Fix a positive integer $n$. A permutation $(x_1,x_2,\ldots,x_{2n})$ of the set $\{1,2,\ldots,2n\}$ satisfies the property $A$ iff for at least one $i$ in $\{1,2,\ldots,2n-1\}$ , $|x_i - x_{i+1}|=n$.
I.e. If the difference between adjacent numbers in a permutation is equal to $n$, then this permutation has the property in the $i^\text{th}$ position.
Example: For $n = 3$, $(1,5,2,3,4,6)$ has the property (because $x_2=5$ and $x_3 = 2$ are next to each other and $|x_2 - x_3| = |5 - 2| = 3$); similarly $(6,3,1,2,4,5)$ has the property.
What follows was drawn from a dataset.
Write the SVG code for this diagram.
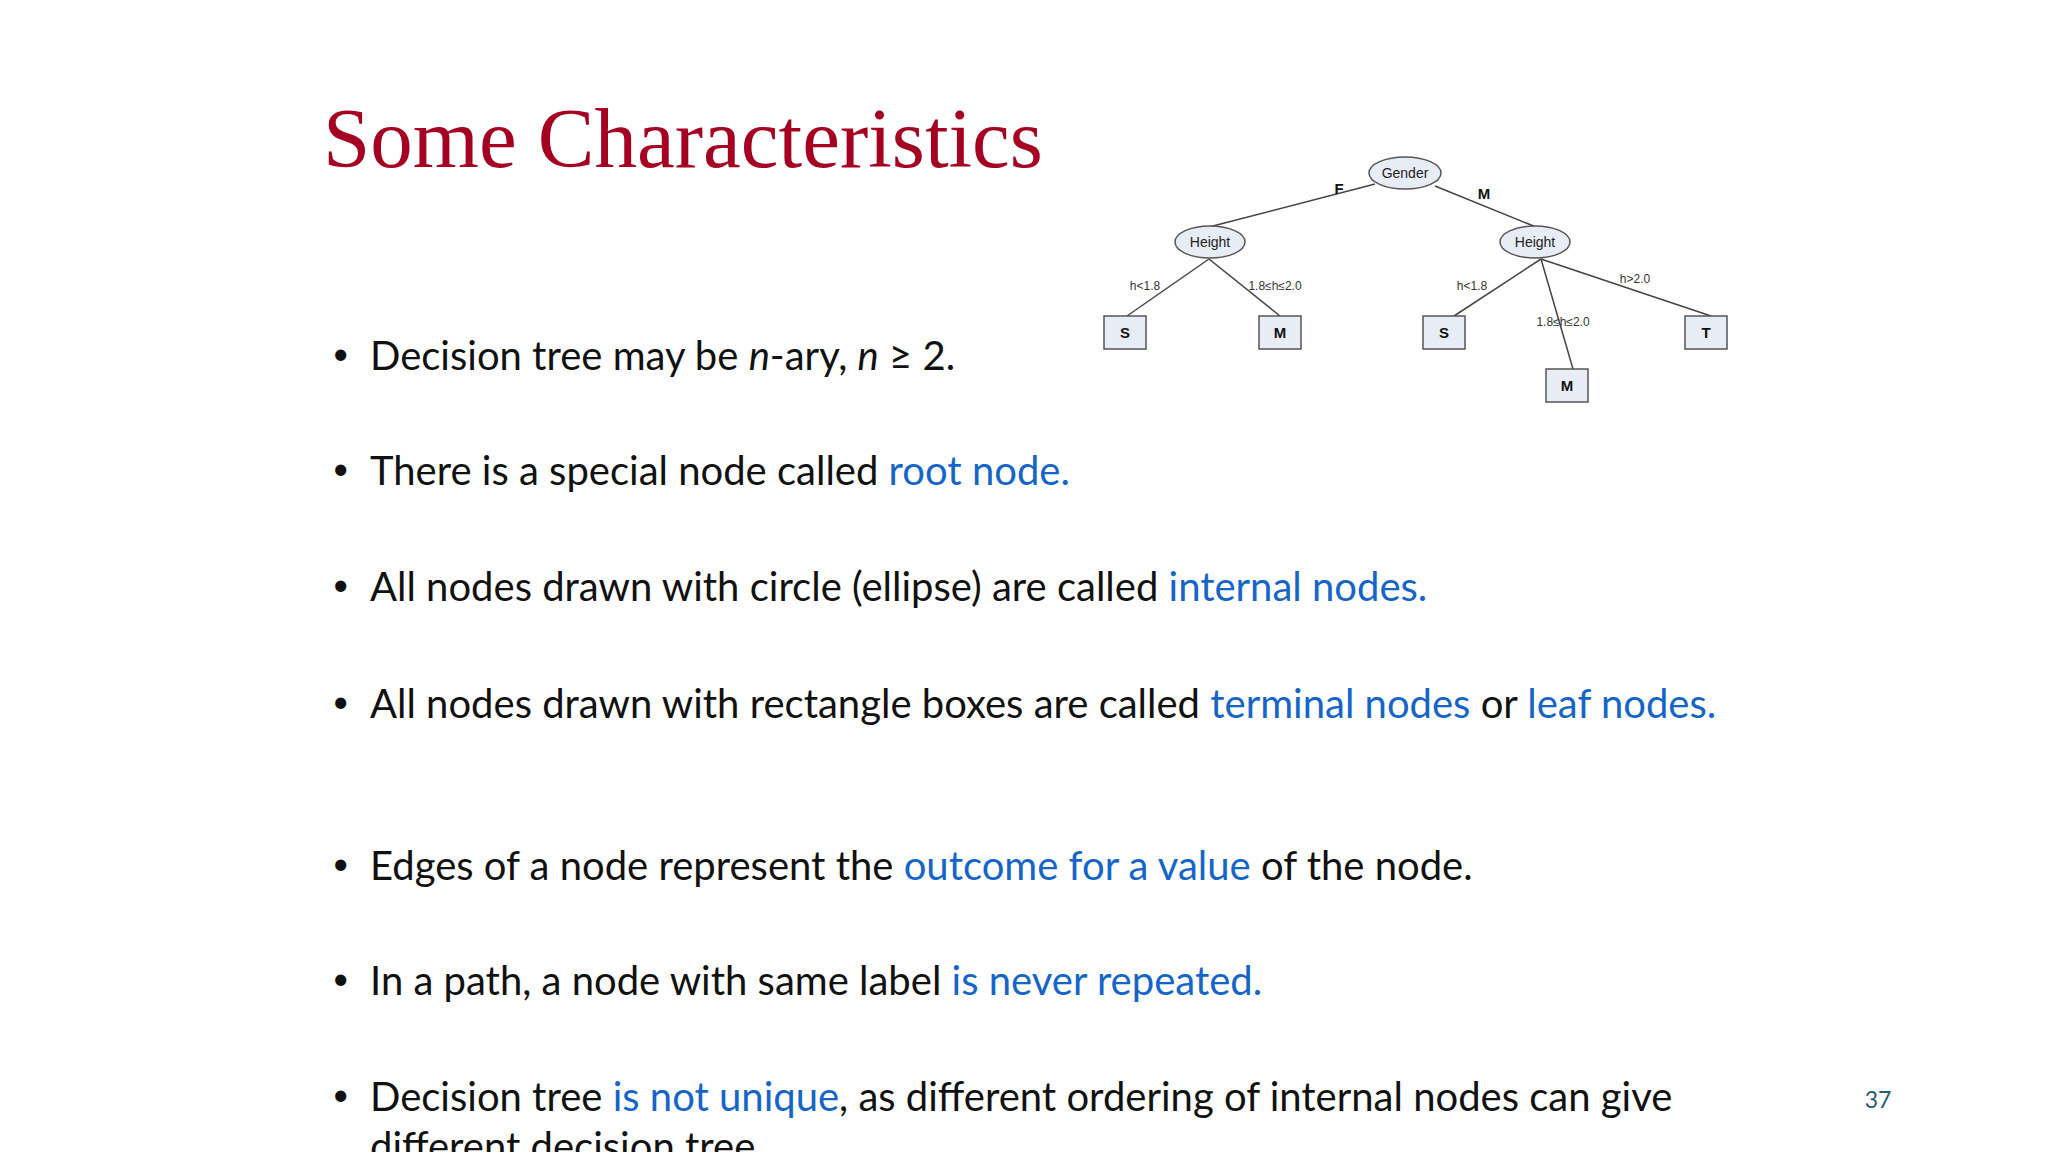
<svg xmlns="http://www.w3.org/2000/svg" width="2048" height="1152" viewBox="0 0 2048 1152">
<style>
.b{font-family:Lato,"Open Sans",sans-serif;font-size:40px;fill:#111}
.h{fill:#1565C8}
.n{fill:#e8edf5;stroke:#555;stroke-width:1.5}
.t{font-family:"Liberation Sans",Arial,sans-serif;font-size:14px;fill:#222;text-anchor:middle}
.lb{font-family:"Liberation Sans",Arial,sans-serif;font-size:15px;font-weight:bold;fill:#111;text-anchor:middle}
.e{font-family:"Liberation Sans",Arial,sans-serif;font-size:12px;fill:#333;text-anchor:middle}
line{stroke:#444;stroke-width:1.5}
</style>
<rect width="2048" height="1152" fill="#fff"/>
<text x="323" y="167" font-family="Liberation Serif,serif" font-size="85" fill="#A50021">Some Characteristics</text>
<g id="connectors">
<line x1="1375" y1="184" x2="1209" y2="227"/>
<line x1="1435" y1="186" x2="1536" y2="227"/>
<line x1="1209" y1="259" x2="1127" y2="316"/>
<line x1="1209" y1="259" x2="1280" y2="316"/>
<line x1="1541" y1="259" x2="1454" y2="316"/>
<line x1="1541" y1="259" x2="1573" y2="369"/>
<line x1="1541" y1="259" x2="1711" y2="316"/>
<text class="lb" x="1339" y="194">F</text>
<text class="lb" x="1484" y="199">M</text>
<text class="e" x="1145" y="290">h&lt;1.8</text>
<text class="e" x="1275" y="290">1.8≤h≤2.0</text>
<text class="e" x="1472" y="290">h&lt;1.8</text>
<text class="e" x="1563" y="326">1.8≤h≤2.0</text>
<text class="e" x="1635" y="283">h&gt;2.0</text>
</g>
<g id="gender"><ellipse class="n" cx="1405" cy="173" rx="36" ry="16"/><text class="t" x="1405" y="178">Gender</text></g>
<g id="heightL"><ellipse class="n" cx="1210" cy="242" rx="35" ry="16"/><text class="t" x="1210" y="247">Height</text></g>
<g id="heightR"><ellipse class="n" cx="1535" cy="242" rx="35" ry="16"/><text class="t" x="1535" y="247">Height</text></g>
<g id="s1"><rect class="n" x="1104" y="316" width="42" height="33"/><text class="lb" x="1125" y="338">S</text></g>
<g id="m1"><rect class="n" x="1259" y="316" width="42" height="33"/><text class="lb" x="1280" y="338">M</text></g>
<g id="s2"><rect class="n" x="1423" y="316" width="42" height="33"/><text class="lb" x="1444" y="338">S</text></g>
<g id="t"><rect class="n" x="1685" y="316" width="42" height="33"/><text class="lb" x="1706" y="338">T</text></g>
<g id="m2"><rect class="n" x="1546" y="369" width="42" height="33"/><text class="lb" x="1567" y="391">M</text></g>
<g font-family="Lato,sans-serif" font-size="30" fill="#111">
<text x="332" y="364">•</text><text x="332" y="479">•</text><text x="332" y="595">•</text><text x="332" y="712">•</text><text x="332" y="874">•</text><text x="332" y="989">•</text><text x="332" y="1105">•</text>
</g>
<text class="b" x="370" y="370">Decision tree may be <tspan font-style="italic">n</tspan>-ary, <tspan font-style="italic">n</tspan> ≥ 2.</text>
<text class="b" x="370" y="485">There is a special node called <tspan class="h">root node.</tspan></text>
<text class="b" x="370" y="601">All nodes drawn with circle (ellipse) are called <tspan class="h">internal nodes.</tspan></text>
<text class="b" x="370" y="718">All nodes drawn with rectangle boxes are called <tspan class="h">terminal nodes</tspan> or <tspan class="h">leaf nodes.</tspan></text>
<text class="b" x="370" y="880">Edges of a node represent the <tspan class="h">outcome for a value</tspan> of the node.</text>
<text class="b" x="370" y="995">In a path, a node with same label <tspan class="h">is never repeated.</tspan></text>
<text class="b" x="370" y="1111">Decision tree <tspan class="h">is not unique</tspan>, as different ordering of internal nodes can give</text>
<text class="b" x="370" y="1161">different decision tree.</text>
<text x="1878" y="1108" font-family="Lato,sans-serif" font-size="23" fill="#1F5F6F" text-anchor="middle">37</text>
</svg>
However, $(1,2,3,4,5,6)$ does not have the property.
I need to prove the following statement: There are at least as many permutations with the property than permutations without it.
Can someone please point me towards how to go about this?
I tried this for small cases and can see how it is true.
I had the idea to first define an algorithm which generates all the possible permutations. Then show that the transposition from one permutation to another produces elements which are adjacent to each other and the difference between them is $n$.
The question suggests to show a bijection between the permutations that do not have this property to the permutations that do have this property, for exactly one $i\geq 2$.